You could use a list comprehension. Use izip
from itertools if you're using Python 2.
c = [x | y for x, y in zip(a, b)]
Alternatively, @georg pointed out in a comment that you can import the bitwise or operator and use it with map
. This is only slightly faster than the list comprehension. map
doesn't need wrapped with list()
in Python 2.
import operator
c = list(map(operator.or_, a, b))
Performance
List comprehension:
$ python -m timeit -s "a = [1, 0, 0, 1, 0, 0]; b = [0, 1, 0, 1, 0, 1]" \
> "[x | y for x, y in zip(a, b)]"
1000000 loops, best of 3: 1.41 usec per loop
Map:
$ python -m timeit -s "a = [1, 0, 0, 1, 0, 0]; b = [0, 1, 0, 1, 0, 1]; \
> from operator import or_" "list(map(or_, a, b))"

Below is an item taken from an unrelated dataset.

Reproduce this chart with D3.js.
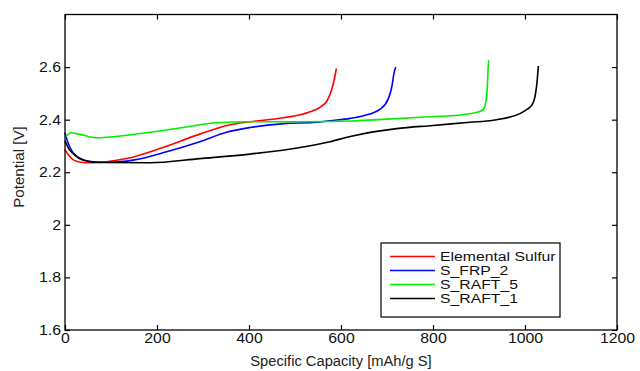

1000000 loops, best of 3: 1.31 usec per loop
NumPy
$ python -m timeit -s "import numpy; a = [1, 0, 0, 1, 0, 0]; \
> b = [0, 1, 0, 1, 0, 1]" "na = numpy.array(a); nb = numpy.array(b); na | nb"
100000 loops, best of 3: 6.07 usec per loop
NumPy (where a
and b
have already been converted to numpy arrays):
$ python -m timeit -s "import numpy; a = numpy.array([1, 0, 0, 1, 0, 0]); \
> b = numpy.array([0, 1, 0, 1, 0, 1])" "a | b"
1000000 loops, best of 3: 1.1 usec per loop
Conclusion: Unless you need NumPy for other operations, it's not worth the conversion.